I Will Always Be Affectionate With My Fiancé – Even If Our Kids Are In The Room
I’ve been lucky enough in my relationships to have men who show me physical affection at home WHILE in front of children. Once, a long time ago, the father of my daughter, when we were still together, walked into our friend’s house, where we had been invited for dinner with our then toddler, and my former fiancé gave me a kiss as soon as he walked in the room and saw me. The wife of another couple, with a child, said to her husband, “See? Why don’t you ever come in and kiss me?”
Now, with my now fiancé, the father of our son, it’s not uncommon for me to be sitting on his lap, with all of our kids watching television with us, or for us to kiss each other if we walk by one another in the kitchen, even when the children are doing their homework at the table. We always kiss ‘hello’ and ‘goodbye’ in front of our children, and we constantly hug at home.
You’d think that with a ten-year-old, 12 year-old and 14 year-old, we’d get a lot of, “Gross!” Or even some sassiness, like, “Take it to the bedroom.” Nope. Our children have never said these words to us. Thank God. If we’re in mid-hug, we might get from one of our girls, “Can you please move? I need to grab a spoon.”
I think it is super important for parents to show affection to each other, especially in front of their kids. I’m not talking full on make-out and humping, but hugs, kisses, sitting on laps, friendly pats on the butt, and saying, “I love you,” to each other, as parents, is something our kids need to see.
I grew up in a house where I never saw my parents’ hug or kiss. I was shocked when I was at my parent’s house once, years after I had moved out, to see a note my mother had left for my father. It read something like, “I went grocery shopping.” But at the end of that note was a little heart. I was shocked because I had no idea that my mother did these sort of lovey-dovey things for my Dad, when I was or wasn’t around, considering in front of my brothers and I, we had never even heard them say ‘I love you’ to each other.
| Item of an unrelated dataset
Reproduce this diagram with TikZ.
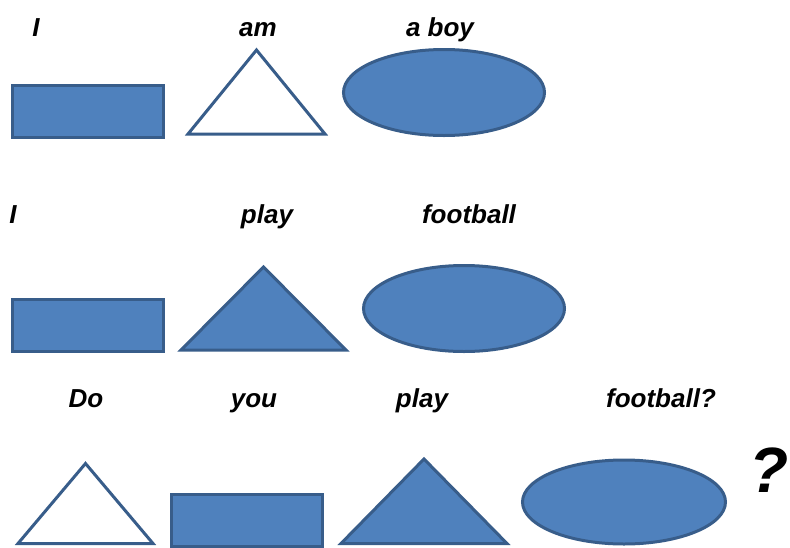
\documentclass[tikz,border=0pt]{standalone}
\usepackage{fontspec}
\setmainfont{Liberation Sans}
\usepackage{tikz}
\usetikzlibrary{shapes.geometric}
\definecolor{shapeblue}{HTML}{4F81BD}
\definecolor{edgeblue}{HTML}{385D8A}
\tikzstyle{word} = [font=\fontsize{26}{30}\selectfont\bfseries\itshape, anchor=base, inner sep=0pt]
\tikzstyle{box} = [rectangle, minimum width=151pt, minimum height=52pt, inner sep=0pt, draw=edgeblue, fill=shapeblue, line width=3pt]
\tikzstyle{oval} = [ellipse, minimum width=201pt, minimum height=86pt, inner sep=0pt, draw=edgeblue, fill=shapeblue, line width=3pt]
\tikzstyle{opentri} = [isosceles triangle, isosceles triangle stretches, shape border rotate=90, anchor=south, inner sep=0pt, draw=edgeblue, fill=white, line width=3pt]
\tikzstyle{filledtri} = [opentri, fill=shapeblue]

\begin{document}
\begin{tikzpicture}[x=1pt, y=-1pt]
\useasboundingbox (0,0) rectangle (790,547);
% I am a boy
\node (w11) [word] at (36,36) {I};
\node (w12) [word] at (258,36) {am};
\node (w13) [word] at (440,36) {a boy};
\node (box1) [box] at (88,111.5) {};
\node (tri1) [opentri, minimum width=137pt, minimum height=84pt] at (256.5,135.5) {};
\node (oval1) [oval] at (444,92.5) {};
% I play football
\node (w21) [word] at (13,223) {I};
\node (w22) [word] at (267,223) {play};
\node (w23) [word] at (469,223) {football};
\node (box2) [box] at (88,325) {};
\node (tri2) [filledtri, minimum width=165pt, minimum height=83pt] at (263.5,351.5) {};
\node (oval2) [oval] at (464,308.5) {};
% Do you play football?
\node (w31) [word] at (86,407) {Do};
\node (w32) [word] at (254,407) {you};
\node (w33) [word] at (422,407) {play};
\node (w34) [word] at (661,407) {football?};
\node (tri3) [opentri, minimum width=135pt, minimum height=80pt] at (85.5,545) {};
\node (box3) [box] at (247,520) {};
\node (tri4) [filledtri, minimum width=166pt, minimum height=84.5pt] at (424,545) {};
\node (oval3) [oval, minimum width=203pt, minimum height=84pt] at (624,502) {};
\node (ask) [word, font=\fontsize{64}{72}\selectfont\bfseries\itshape] at (769,492) {?};
\end{tikzpicture}
\end{document}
So you would think my “normal” now would be a house where affection, in front of children, wasn’t abundantly clear. But it isn’t. Not only because it’s a different generation now, where parents are much more mushy in front of their kids, but because I want my children to see it. I never say to my fiancé, when he wants to kiss me, “Not in front of the c-h-i-l-d-r-e-n,” not only because they are old enough to spell, but also because I just don’t give a damn if they see we actually LIKE each other, because we do!